When asked by Caribbean Business if accepting cash–which is now accepted in Mayagüez, Ponce and San Juan–could represent an obstacle for Uber drivers, the spokeswoman said the company will keep information records.

The company will ensure that the cash collected by its drivers will reach the Treasury Department’s revenue reports because the app retains travel route and cost data, and “isn’t editable.”

“[The driver] can’t say, ‘I’ll erase all these trips paid in cash.’ There is no way. It’s just as if it were with a [credit] card; everything behind the app is identical to how it is handled with a card; the only change is how the money is exchanged,” she emphasized.
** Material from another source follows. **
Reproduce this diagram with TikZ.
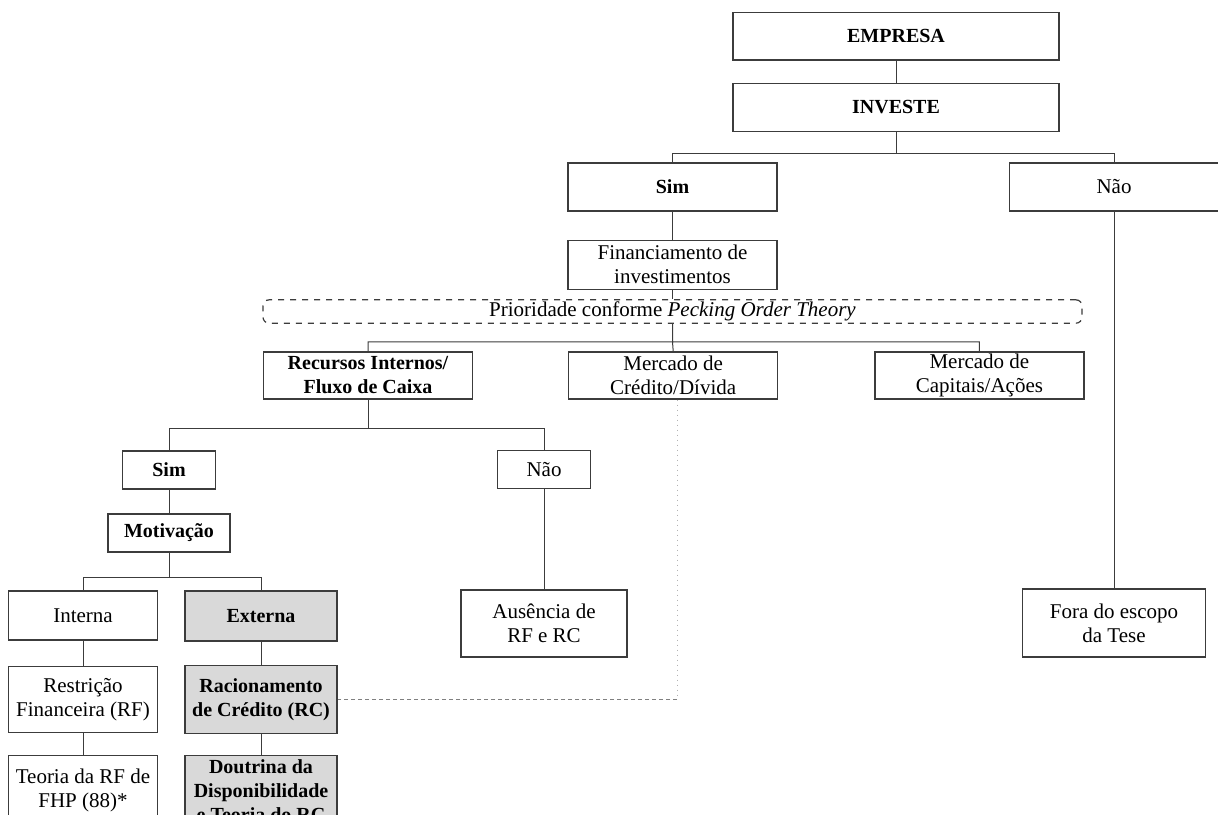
\documentclass[tikz,border=0pt]{standalone}
\usepackage{fontspec}
\setmainfont{Liberation Serif}
\usetikzlibrary{positioning,calc}
\definecolor{boxgray}{HTML}{D9D9D9}
\definecolor{linegray}{HTML}{3C3C3C}

\begin{document}
\begin{tikzpicture}[x=0.5pt,y=-0.5pt, font=\fontsize{10.5}{12}\selectfont,
   box/.style={draw=linegray, line width=0.6pt, align=center, inner sep=1pt,
     minimum width=104.5pt, minimum height=24pt},
   bold/.style={font=\fontsize{10}{12}\selectfont\bfseries},
   shaded/.style={box, bold, fill=boxgray},
   link/.style={draw=linegray, line width=0.5pt}]
   \useasboundingbox (0,0) rectangle (1218,814);
   \clip (0,0) rectangle (1218,814);

   \node[box, bold, minimum width=163pt, minimum height=23.7pt] (empresa) at (896,36.3) {EMPRESA};
   \node[box, bold, minimum width=163pt, minimum height=23.7pt] (investe) [below=11.3pt of empresa] {INVESTE};
   \node[box, bold] (sim) at (672.5,187) {Sim};
   \node[box] (nao) at (1114,187) {Não};
   \node[box, minimum height=24.5pt] (financ) [below=14pt of sim] {Financiamento de\\investimentos};
   \node[box, dashed, rounded corners=3pt, minimum width=409.5pt, minimum height=11.5pt] (prior) at (672.5,311.5)
   {Prioridade conforme \textit{Pecking Order Theory}};

   \node[box, bold, minimum height=23.5pt] (recursos) at (368,375.5) {Recursos Internos/\\Fluxo de Caixa};
   \node[box, minimum height=23.5pt] (credito) [right=47.5pt of recursos] {Mercado de\\Crédito/Dívida};
   \node[box, minimum height=23.5pt] (capitais) [right=48pt of credito] {Mercado de\\Capitais/Ações};

   \node[box, bold, minimum width=46.5pt, minimum height=19pt] (simB) at (169,470) {Sim};
   \node[box, minimum width=46.5pt, minimum height=19pt] (naoB) at (544,469.5) {Não};
   \node[box, bold, minimum width=61pt, minimum height=19pt] (motiv) [below=11.85pt of simB] {Motivação};

   \node[box, minimum width=74.5pt, minimum height=24.5pt] (interna) at (83,615.5) {Interna};
   \node[shaded, minimum width=76pt, minimum height=25pt] (externa) at (261,616) {Externa};
   \node[box, minimum width=74.5pt, minimum height=33pt] (restricao) [below=12.5pt of interna] {Restrição\\Financeira (RF)};
   \node[shaded, minimum width=76pt, minimum height=34pt] (racion) [below=11.5pt of externa] {Racionamento\\de Crédito (RC)};
   \node[box, minimum width=74.5pt, minimum height=35pt] (teoria) [below=11pt of restricao] {Teoria da RF de\\FHP (88)*};
   \node[shaded, minimum width=76pt, minimum height=35pt] (doutrina) [below=10.5pt of racion] {Doutrina da\\Disponibilidade\\e Teoria do RC};

   \node[box, minimum width=83pt, minimum height=33.5pt] (ausencia) at (544,623.5) {Ausência de\\RF e RC};
   \node[box, minimum width=91.5pt, minimum height=34pt] (fora) at (1114,623) {Fora do escopo\\da Tese};

   \path[link]
     (empresa) edge (investe)
     (sim) edge (financ)
     (financ) edge (prior)
     (nao) edge (fora)
     (simB) edge (motiv)
     (naoB) edge (ausencia)
     (interna) edge (restricao)
     (restricao) edge (teoria)
     (externa) edge (racion)
     (racion) edge (doutrina)
     ;

   \draw[link] (investe.south) -- ++(0,22) coordinate (jInv) -| (sim.north) (jInv) -| (nao.north);
   \draw[link] (prior.south) -- ++(0,18) coordinate (jPrior) -| (recursos.north)
     (jPrior) -| (capitais.north) (jPrior) -- (credito.north);
   \draw[link] (recursos.south) -- ++(0,29) coordinate (jRec) -| (simB.north) (jRec) -| (naoB.north);
   \draw[link] (motiv.south) -- ++(0,25) coordinate (jMot) -| (interna.north) (jMot) -| (externa.north);

   \coordinate (corner) at ([xshift=2pt]credito.south |- racion.east);
   \draw[gray!60, line width=0.5pt, dotted] ([xshift=2pt]credito.south) -- (corner);
   \draw[gray, line width=0.5pt, dash pattern=on 2pt off 1.5pt] (corner) -- (racion.east);
\end{tikzpicture}
\end{document}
Faced with the concern of many driving partners that the new alternative could cause drivers to become the target of assaults, Robinson stressed that the company will launch safety tools in the coming weeks to reduce the fear of assaults.

“At the end of the day, Uber users are not only people who use the service to move, but also the one who provides the service through the platform, [so] we definitely develop things for the well-being of both,” she said.

The option to pay in cash arose when Gov. Ricardo Rosselló enacted the bill that centralizes public transportation regulations under the Public Service Commission. The Public Works and Transportation Department (DTOP by its Spanish initials), formerly prohibited the alternative  for transportation network companies.